Last year’s event, the first to be in-person after several years of virtual programming, saw a peak of 800 people in attendance. Festival organizers are confident that they can build on that success this year, by offering free workshops in which patrons can learn to play the fiddle, harmonica, and the hurdy-gurdy; or explore how to do quilting, crocheting, change ringing, shanty singing, and more.

More than just a concert

The obscure artists who the festival organizers passionately recruited were often happy to teach eager students the ins and outs of folk music, which helped lead to the Folk Festival’s modern-day format. At night, Mandel Hall is filled with the sounds of melody, but during the day, musicians, dancers and artists hold workshops at Ida Noyes Hall to teach attendees about their passions.

Rommel’s favorites are the dancing workshops, where people can “drop by, learn a few steps, and become part of this beautiful amoeba of dancing.” This year’s attendees will be able to learn a variety of dance styles, such as Klezmer, Morris, Scandinavian, Barn, Balkan, Scottish, Belly and Renaissance dancing.

Perhaps most importantly, the Folk Festival showcases a vibrant mosaic of culture, like a microcosm of the larger UChicago community.
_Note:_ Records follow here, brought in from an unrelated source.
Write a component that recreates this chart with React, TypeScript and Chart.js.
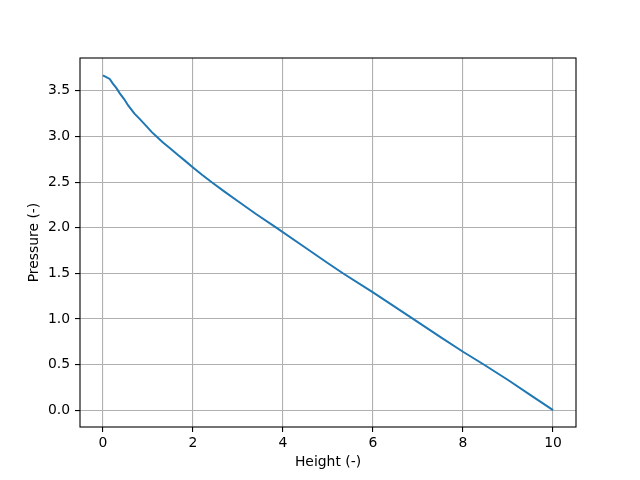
import { useEffect, useRef } from 'react';
import { Chart, registerables } from 'chart.js';

Chart.register(...registerables);

const heights = [
  0, 0.15, 0.22, 0.3, 0.37, 0.47, 0.56, 0.7, 0.82, 0.97, 1.08, 1.19, 1.34,
  1.49, 1.66, 1.82, 2.0, 2.2, 2.41, 2.7, 3.0, 3.4, 3.85, 4.5, 5.0, 5.33,
  6.0, 6.89, 7.5, 8.0, 8.46, 9.0, 9.5, 10.0,
];
const pressures = [
  3.67, 3.63, 3.58, 3.53, 3.475, 3.41, 3.34, 3.25, 3.19, 3.11, 3.05, 3.0,
  2.93, 2.87, 2.8, 2.735, 2.66, 2.58, 2.5, 2.395, 2.29, 2.15, 2.0, 1.78,
  1.61, 1.5, 1.29, 1.0, 0.8, 0.64, 0.5, 0.33, 0.165, 0.0,
];
const xTicks = [0, 2, 4, 6, 8, 10];
const yTicks = [0, 0.5, 1.0, 1.5, 2.0, 2.5, 3.0, 3.5];

const FONT = { family: 'DejaVu Sans', size: 13.9 };

const frame = {
  id: 'frame',
  afterDraw(chart: Chart) {
    const { ctx, chartArea: a } = chart;
    ctx.save();
    ctx.strokeStyle = '#000';
    ctx.lineWidth = 1.1;
    ctx.strokeRect(a.left, a.top, a.right - a.left, a.bottom - a.top);
    ctx.restore();
  },
};

export default function App() {
  const canvasRef = useRef<HTMLCanvasElement>(null);

  useEffect(() => {
    document.body.style.margin = '0';
    if (!canvasRef.current) return;
    const existing = Chart.getChart(canvasRef.current);
    if (existing) existing.destroy();

    const chart = new Chart(canvasRef.current, {
      type: 'scatter',
      data: {
        datasets: [{
          data: heights.map((h, i) => ({ x: h, y: pressures[i] })),
          showLine: true,
          borderColor: '#1f77b4',
          borderWidth: 2,
          pointRadius: 0,
          tension: 0,
        }],
      },
      options: {
        responsive: false,
        animation: false,
        layout: { padding: { left: 22, top: 58, right: 64, bottom: 5 } },
        plugins: { legend: { display: false }, tooltip: { enabled: false } },
        scales: {
          x: {
            type: 'linear',
            min: -0.51,
            max: 10.51,
            afterBuildTicks: s => { s.ticks = xTicks.map(v => ({ value: v })); },
            afterFit: s => { s.height = 48; },
            grid: { color: '#b0b0b0', lineWidth: 1.1, tickColor: '#000', tickLength: 5 },
            border: { display: false },
            ticks: { font: FONT, color: '#000', padding: 3, maxRotation: 0, callback: v => String(v) },
            title: { display: true, text: 'Height (-)', font: FONT, color: '#000', padding: { top: 4, bottom: 4 } },
          },
          y: {
            type: 'linear',
            min: -0.185,
            max: 3.86,
            afterBuildTicks: s => { s.ticks = yTicks.map(v => ({ value: v })); },
            afterFit: s => { s.width = 58; },
            grid: { color: '#b0b0b0', lineWidth: 1.1, tickColor: '#000', tickLength: 5 },
            border: { display: false },
            ticks: { font: FONT, color: '#000', padding: 5, callback: v => Number(v).toFixed(1) },
            title: { display: true, text: 'Pressure (-)', font: FONT, color: '#000', padding: { top: 4, bottom: 4 } },
          },
        },
      },
      plugins: [frame],
    });

    return () => { chart.destroy(); };
  }, []);

  return <canvas ref={canvasRef} width={640} height={480} style={{ display: 'block', width: 640, height: 480 }} />;
}
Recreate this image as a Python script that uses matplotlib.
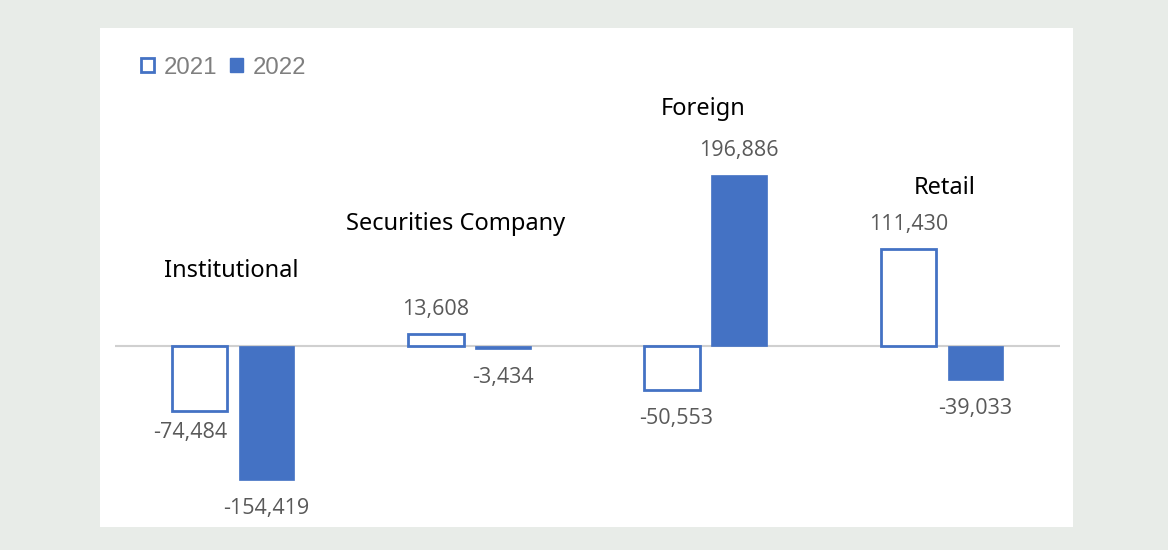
import numpy as np
import matplotlib
matplotlib.use("Agg")
import matplotlib.pyplot as plt
from matplotlib.patches import Rectangle

categories = ["Institutional", "Securities Company", "Foreign", "Retail"]
values_2021 = [-74484, 13608, -50553, 111430]
values_2022 = [-154419, -3434, 196886, -39033]
series_labels = ["2021", "2022"]

BLUE = "#4472C4"
GRAY_TXT = "#595959"
BG = "#e8ece8"

fig = plt.figure(figsize=(11.68, 5.5), dpi=100, facecolor=BG)
W, H = 1168, 550

# white panel behind the chart
fig.patches.append(Rectangle((100 / W, 23 / H), 973 / W, 499 / H,
                             transform=fig.transFigure, facecolor="white",
                             edgecolor="none", zorder=-1))

ax = fig.add_axes([115 / W, 23 / H, 945 / W, 499 / H])
ax.set_facecolor("none")
ax.set_xlim(-0.5, 3.5)
ax.set_ylim(-208000, 366000)
ax.axis("off")

x = np.arange(len(categories))
width = 0.235
shift = 0.142

ax.axhline(0, color="#d0d0d0", lw=1.5, zorder=1)
ax.bar(x - shift, values_2021, width, facecolor="white", edgecolor=BLUE,
       linewidth=2, zorder=2)
ax.bar(x + shift, values_2022, width, facecolor=BLUE, edgecolor=BLUE,
       linewidth=0.5, zorder=2)

# value labels, offset in points from the bar end
def label(xpos, v, dx=0.0, dy=0):
    pos = v >= 0
    ax.annotate(f"{v:,}", (xpos, v), xytext=(dx, (10 if pos else -13) + dy),
                textcoords="offset points", ha="center",
                va="bottom" if pos else "top",
                fontsize=15.5, color=GRAY_TXT, family="Open Sans")

for i in range(len(categories)):
    dx, dy = 0, 0
    if i == 0:
        dx, dy = -7, 5  # Institutional 2021 label sits left and higher
    elif values_2021[i] < 0:
        dx = 3
    label(x[i] - shift, values_2021[i], dx, dy)
    label(x[i] + shift, values_2022[i])

# category names placed above each group
cat_y = [86000, 140000, 273000, 182000]
cat_dx = [-0.01, -0.06, -0.01, 0.01]
for i, name in enumerate(categories):
    ax.text(x[i] + cat_dx[i], cat_y[i], name, ha="center", va="center",
            fontsize=17, color="black", family="Noto Sans")

# legend
handles = [Rectangle((0, 0), 1, 1, facecolor="white", edgecolor=BLUE, lw=2),
           Rectangle((0, 0), 1, 1, facecolor=BLUE, edgecolor=BLUE)]
fig.legend(handles, series_labels, loc="upper left",
           bbox_to_anchor=(131 / W, 1 - 47 / H), ncol=2, frameon=False,
           handlelength=0.55, handleheight=0.55, handletextpad=0.4,
           columnspacing=0.55, borderaxespad=0,
           prop={"family": "Liberation Sans", "size": 17.3},
           labelcolor="#7f7f7f")

fig.savefig("out.png", dpi=100, facecolor=BG)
It’s a reminder of that which unites us and allows us to bridge cultural divides: a love for art, a willingness to learn about other traditions and a respect for the universal language of music. Often, musicians will invite other artists they meet backstage to perform with them, spontaneously merging and evolving different cultural traditions in front of the crowd. People often break into dances in the hall, communicating in unspoken words.

These moments of connection often resonate with festival-goers, and it is one reason why the festival remains a Hyde Park cultural staple.

“People see the Folk Festival as a close and connected community, which is missing from a lot of aspects of our lives,” Rommel added. “That’s why we’re growing every year.”